A lorry rested in the shadows behind the chow hall. Lanterns burned inside the tent, and a few voices and the thunks of tiles being played drifted from within, but the back of the lorry lay dark and empty. Sicarius forced his prisoner in that direction. When they reached the cargo bed, and had to climb up to enter it, the Nurian tried to tear free. He was smaller and lighter than Sicarius, without a lot of muscle on his frame, truly a diplomat and not a warrior, and it didn’t take much to squash the outburst. In a few more seconds, Sicarius had him inside, pressed against a tall pile of bags of rice. There were benches along the walls, and two men might sit, facing each other to converse, but he had to convince the Nurian to talk to him first.
“I wish to speak with you, that is all,” Sicarius whispered. “It’s about Admiral Starcrest.”
The prince didn’t relax, but he did stop struggling.
“You did not seem to want him dead.” Sicarius loosened his grip on the man’s mouth, ready to clamp down again if anything except a quiet response came out.
He didn’t get a response at all. Not surprising. The Nurian would not see him as anything other than an enemy, one that couldn’t be trusted. That Kor Nas had… domesticated him would not change anything. Judging by the exchanges Sicarius had witnessed, the prince didn’t consider the practitioner a close ally anyway. He’d have to keep talking, convince the man they had a common interest. Too bad none of Amaranthe’s charisma had fallen into his boots the time she’d tried them on.
“I do not wish him dead either,” Sicarius murmured.
The prince snorted. “Of course not. He’s one of your people.”
“I’ve killed many of my people in the last two days.”
“Because Kor Nas forced you to through his artifact.”
“I’ve killed many Turgonians in the last few years too,” Sicarius said. “There are few who have ever mattered to me one way or another. Most of those who do-who did-are gone now.”
The prince, still pressed into the rice bags, heavy iron pots hanging on racks all about his head, said nothing. Sicarius searched for something else that might draw him into a conversation. He didn’t know how much time he had. As soon as Kor Nas woke up and found him gone…
“Except Starcrest?” the prince asked.
“Yes. I’ve only met him twice, but he was a brilliant commander in the eyes of our people. In my eyes as well,” Sicarius said, suspecting he’d have to be more open with this man than he was wont to be with others if he wanted to earn his trust in such a short time. “I read all of his books as a boy and those written about him.”

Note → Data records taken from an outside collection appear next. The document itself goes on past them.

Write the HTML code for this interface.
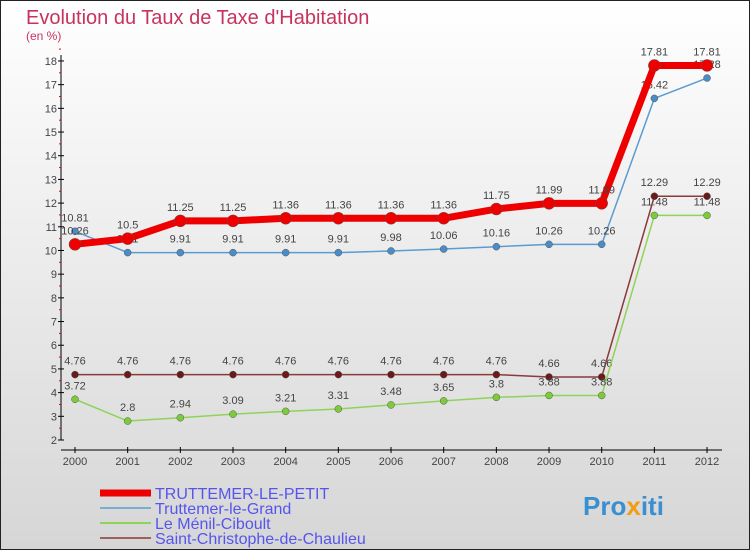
<!DOCTYPE html>
<html><head><meta charset="utf-8"><style>
body{margin:0}
#c{width:750px;height:550px;position:relative;overflow:hidden;font-family:"Liberation Sans",sans-serif}
</style></head><body>
<div id="c">
<svg id="s" width="750" height="550" xmlns="http://www.w3.org/2000/svg">
<defs><linearGradient id="bg" x1="0" y1="0" x2="0" y2="1"><stop offset="0" stop-color="#ffffff"/><stop offset="1" stop-color="#d6d6d6"/></linearGradient></defs>
<rect x="0.5" y="0.5" width="749" height="549" fill="url(#bg)" stroke="#222"/>
<text x="26" y="24" font-size="20" fill="#c8325e">Evolution du Taux de Taxe d'Habitation</text>
<text x="26" y="40" font-size="12" fill="#c8325e">(en %)</text>
<g id="axes"></g><g id="series"></g><g id="legend"></g>
<text x="583" y="515" font-size="26" font-weight="bold" fill="#3a8fd0">Pro<tspan fill="#f39c12">x</tspan>iti</text>
</svg></div>
<script>
const years=[2000,2001,2002,2003,2004,2005,2006,2007,2008,2009,2010,2011,2012];
const yTicks=[2,3,4,5,6,7,8,9,10,11,12,13,14,15,16,17,18];
const names=["TRUTTEMER-LE-PETIT","Truttemer-le-Grand","Le Ménil-Ciboult","Saint-Christophe-de-Chaulieu"];
const sPetit=[10.26,10.5,11.25,11.25,11.36,11.36,11.36,11.36,11.75,11.99,11.99,17.81,17.81];
const sGrand=[10.81,9.91,9.91,9.91,9.91,9.91,9.98,10.06,10.16,10.26,10.26,16.42,17.28];
const sMenil=[3.72,2.8,2.94,3.09,3.21,3.31,3.48,3.65,3.8,3.88,3.88,11.48,11.48];
const sSaint=[4.76,4.76,4.76,4.76,4.76,4.76,4.76,4.76,4.76,4.66,4.66,12.29,12.29];
const NS="http://www.w3.org/2000/svg";
const xS=i=>75+i*52.67, yS=v=>440-(v-2)*23.69;
function mk(t,a,p){const e=document.createElementNS(NS,t);for(const k in a)e.setAttribute(k,a[k]);p.appendChild(e);return e;}
const ax=document.getElementById('axes');
let l=mk('line',{x1:61,y1:55,x2:61,y2:440,stroke:'#000'},ax);


l=mk('line',{x1:61,y1:450,x2:722,y2:450,stroke:'#000'},ax);


yTicks.forEach(v=>{mk('line',{x1:58,x2:64,y1:yS(v),y2:yS(v),stroke:'#000'},ax);
 mk('line',{x1:59,x2:61,y1:yS(v+0.5),y2:yS(v+0.5),stroke:'#e00'},ax);
 const t=mk('text',{x:57,y:yS(v)+4,'font-size':11,fill:'#444','text-anchor':'end'},ax);t.textContent=v;
 
 });
years.forEach((y,i)=>{mk('line',{x1:xS(i),x2:xS(i),y1:447,y2:453,stroke:'#000'},ax);
 const t=mk('text',{x:xS(i),y:465,'font-size':11,fill:'#444','text-anchor':'middle'},ax);t.textContent=y;
 
 });
const sg=document.getElementById('series');
function draw(arr,col,w,r,dot,labels,nm){
 const g=mk('g',{},sg);
 
 
 mk('polyline',{points:arr.map((v,i)=>xS(i)+','+yS(v)).join(' '),fill:'none',stroke:col,'stroke-width':w,'stroke-linejoin':'round'},g);
 arr.forEach((v,i)=>{const c=mk('circle',{cx:xS(i),cy:yS(v),r:r,fill:dot,stroke:'#555','stroke-width':0.5},g);
  
  
  if(labels){const t=mk('text',{x:xS(i),y:yS(v)-10,'font-size':11,fill:'#444','text-anchor':'middle'},g);t.textContent=v;}});
}
draw(sSaint,'#8a3a3a',1.5,3.5,'#6a1a1a',true,'series-saint-christophe');
draw(sMenil,'#8fd35a',1.5,3.5,'#7ccc3a',true,'series-menil-ciboult');
draw(sGrand,'#5b9bd0',1.5,3.5,'#4a8cc8',true,'series-truttemer-le-grand');
draw(sPetit,'#ee0000',7,6,'#ee0000',true,'series-truttemer-le-petit');
const lg=document.getElementById('legend');
const cols=['#ee0000','#7aaed0','#8fd35a','#a06060'],ws=[7,2,2,2];
names.forEach((n,i)=>{const y=493+i*15;
 const g=mk('g',{},lg);
 
 
 mk('line',{x1:100,x2:151,y1:y,y2:y,stroke:cols[i],'stroke-width':ws[i]},g);
 const t=mk('text',{x:155,y:y+6,'font-size':16,fill:'#5555ee'},g);t.textContent=n;});
</script>
</body></html>
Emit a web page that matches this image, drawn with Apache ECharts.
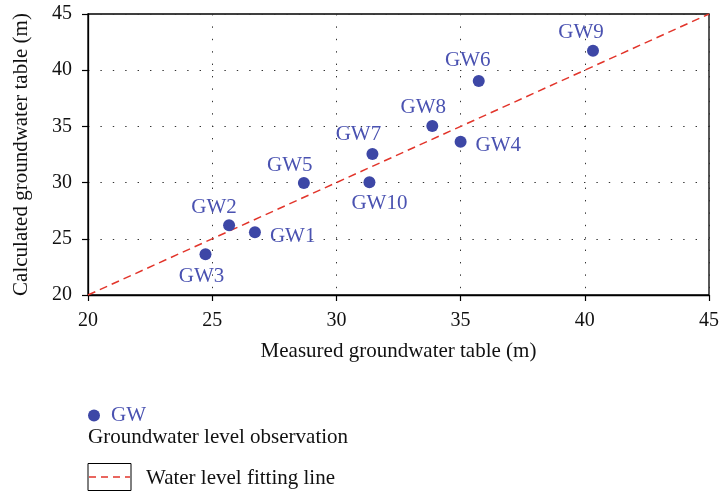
<!DOCTYPE html>
<html>
<head>
<meta charset="utf-8">
<script src="https://cdn.jsdelivr.net/npm/echarts@6/dist/echarts.min.js"></script>
<style>
  html, body { margin: 0; padding: 0; background: #fff; }
  #chart { width: 722px; height: 492px; }
</style>
</head>
<body>
<div id="chart"></div>
<script>
// Observation wells: measured vs. calculated groundwater table (m)
const wellNames = ['GW1', 'GW2', 'GW3', 'GW4', 'GW5', 'GW6', 'GW7', 'GW8', 'GW9', 'GW10'];
const measured = [26.72, 25.68, 24.73, 35.0, 28.69, 35.73, 31.45, 33.86, 40.33, 31.33];
const calculated = [25.58, 26.2, 23.62, 33.64, 29.96, 39.04, 32.54, 35.04, 41.73, 30.03];

// 1:1 fitting line end points
const fitX = [20, 45];
const fitY = [20, 45];

const axisTicks = [20, 25, 30, 35, 40, 45];

// Label placement around each marker: [dx, dy] in px from the marker centre, and text alignment
const labelShift = [
  [15, 4, 'left'], [-15, -18, 'center'], [-4, 22, 'center'], [15, 4, 'left'],
  [-14, -18, 'center'], [-11, -21, 'center'], [-14, -20, 'center'], [-9, -18, 'center'],
  [-12, -18, 'center'], [10, 21, 'center']
];

const serif = '"Liberation Serif", "DejaVu Serif", serif';
const blue = '#3d47a6';
const labelBlue = '#4a52b1';
const red = '#e2352b';
const fs = 21;

const pointData = wellNames.map((n, i) => ({
  name: n,
  value: [measured[i], calculated[i]],
  label: {
    position: ['50%', '50%'],
    offset: [labelShift[i][0], labelShift[i][1]],
    align: labelShift[i][2],
    verticalAlign: 'middle'
  }
}));

const chart = echarts.init(document.getElementById('chart'), null, { renderer: 'canvas' });

const axisCommon = {
  type: 'value',
  min: axisTicks[0],
  max: axisTicks[axisTicks.length - 1],
  interval: 5,
  axisLine: { show: true, lineStyle: { color: '#000', width: 1.3 } },
  axisTick: { show: true, inside: false, length: 6, lineStyle: { color: '#000', width: 1.2 } },
  axisLabel: { color: '#111', fontFamily: serif, fontSize: 20 },
  splitLine: { show: true, lineStyle: { color: '#333', width: 1, type: [1.4, 11] } },
  nameLocation: 'middle',
  nameTextStyle: { color: '#111', fontFamily: serif, fontSize: fs }
};

chart.setOption({
  animation: false,
  backgroundColor: '#fff',
  grid: {
    left: 88, right: 9, top: 14, bottom: 197,
    show: true, borderColor: '#000', borderWidth: 1.3, backgroundColor: 'transparent'
  },
  xAxis: Object.assign({}, axisCommon, {
    name: 'Measured groundwater table (m)',
    nameGap: 46,
    axisLabel: Object.assign({}, axisCommon.axisLabel, { margin: 16 })
  }),
  yAxis: Object.assign({}, axisCommon, {
    name: 'Calculated groundwater table (m)',
    nameGap: 56,
    axisLabel: Object.assign({}, axisCommon.axisLabel, { margin: 16 })
  }),
  series: [
    {
      name: 'Water level fitting line',
      type: 'line',
      data: fitX.map((x, i) => [x, fitY[i]]),
      symbol: 'none',
      lineStyle: { color: red, width: 1.5, type: [8, 5] },
      z: 2
    },
    {
      name: 'GW',
      type: 'scatter',
      data: pointData,
      symbolSize: 12,
      itemStyle: { color: blue, opacity: 1 },
      label: {
        show: true,
        formatter: '{b}',
        color: labelBlue,
        fontFamily: serif,
        fontSize: fs
      },
      z: 3
    }
  ],
  graphic: [
    { type: 'circle', shape: { cx: 94, cy: 415.5, r: 6 }, style: { fill: blue } },
    {
      type: 'text', x: 111, y: 415,
      style: { text: 'GW', fill: labelBlue, font: fs + 'px ' + serif, verticalAlign: 'middle' }
    },
    {
      type: 'text', x: 88, y: 437,
      style: { text: 'Groundwater level observation', fill: '#111', font: fs + 'px ' + serif, verticalAlign: 'middle' }
    },
    {
      type: 'rect', shape: { x: 88, y: 463.5, width: 43, height: 27 },
      style: { fill: 'none', stroke: '#000', lineWidth: 1 }
    },
    {
      type: 'line', shape: { x1: 89, y1: 477, x2: 130, y2: 477 },
      style: { stroke: red, lineWidth: 1.3, lineDash: [7, 5] }
    },
    {
      type: 'text', x: 146, y: 478,
      style: { text: 'Water level fitting line', fill: '#111', font: fs + 'px ' + serif, verticalAlign: 'middle' }
    }
  ]
});
</script>
</body>
</html>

“Strange then that you chose to become an assassin.” Coldness had crept into the prince’s voice. “Enemy Chief Fox was honorable. You are Sicarius, are you not? You were Emperor Raumesys’s personal assassin. You came to Nuria over twenty years ago and killed my uncle. He was my father’s older brother, and he would have been Great Chief. Your emperor did not think my father, who was studying medicine at the time, would be accepted as a leader; he thought there’d be war.”
Now it was Sicarius who didn’t respond right away. He hadn’t known he’d ever been identified by the Nurians as the perpetrator of that assassination. Gaining the prince’s trust in this matter would be harder now. Dissembling or flattery would not do; he could only be blunt and hope the Nurian respected such traits.
“As you have been sent to take advantage of our succession issues, so I was sent two decades ago.” It’d been one of his early missions-he’d been only sixteen at the time-one that had involved months of travel, and it’d been the one that had finally convinced Raumesys of his capabilities and usefulness. “We do as our masters bid us to do. I was raised to be an assassin for the throne. For the first thirty years of my life, it was all I knew. Did you ever have a choice to do anything except serve your father?”